Some needed changes have already begun to take effect, such as the attempts at modernizing the Novorossiisk port facilities on the Russian Black Sea coast. Evidently, serious environmental protection requires considerable material expenditures and investments. Additionally, development of Caspian oil resources has to take into account many other concerns, including adjustment of local populations to new lifestyles and opportunities and fairness in distribution of profits. Failure to address these problems and other problems may increase local instability, rather than help achieve material well- being and social equilibrium in producer nations.

The Impact of Regional Conflicts

Local conflicts in the Near and Transcaucasian zones make the uneasy task of developing and transporting Caspian oil even more complicated, and in some instances totally impossible. The war in Chechnya had seriously compromised the very idea of exclusive reliance of littoral oil producing states on Russian processing and transportation capabilities, and precipitated the search for alternatives. Likewise, the Nagorno-Karabakh conflict presents a serious handicap for regional, primarily Azeri, efforts to attract foreign investment.

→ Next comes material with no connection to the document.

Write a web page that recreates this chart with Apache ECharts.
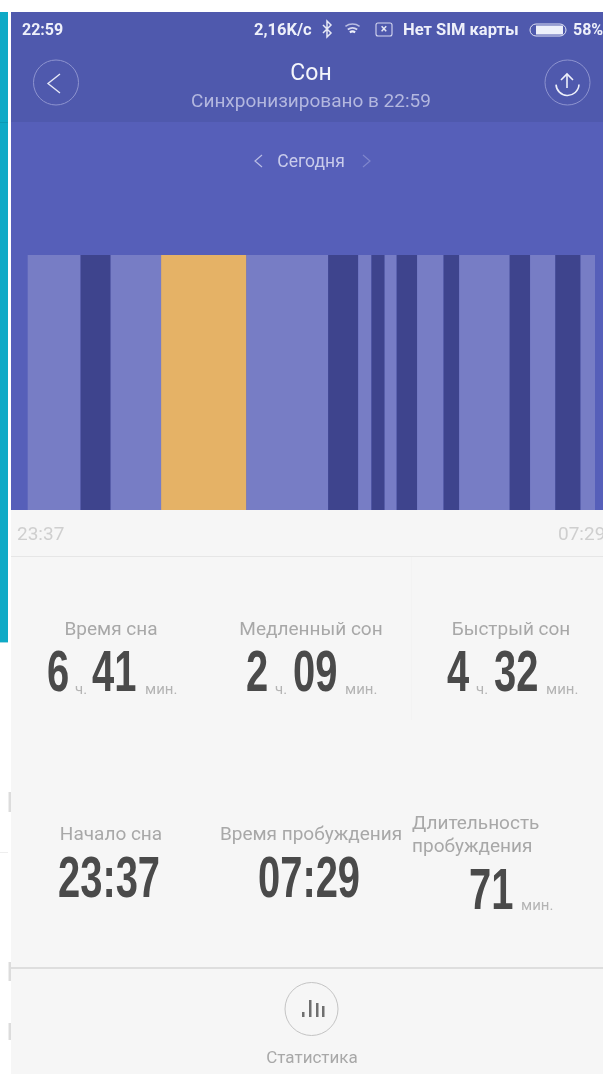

Developing Caspian oil resources and generating substantial material resources, to be used for modernization and growth, may play a positive role in calming emotions and setting up preconditions for cooperation between former antagonists. Recent contacts between leaders of Armenia and Azerbaijan seem to have been based on exactly this kind of "logic." Furthermore, it may be assumed that the termination of open warfare in the Chechen republic could be achieved only when both sides had finally realized that they had a lot to lose if foreign investors abandon plans of ever using the Northern route for transporting "early" Azeri oil.

The views expressed in this article are the author's and do not necessarily reflect those of the Eisenhower Institute.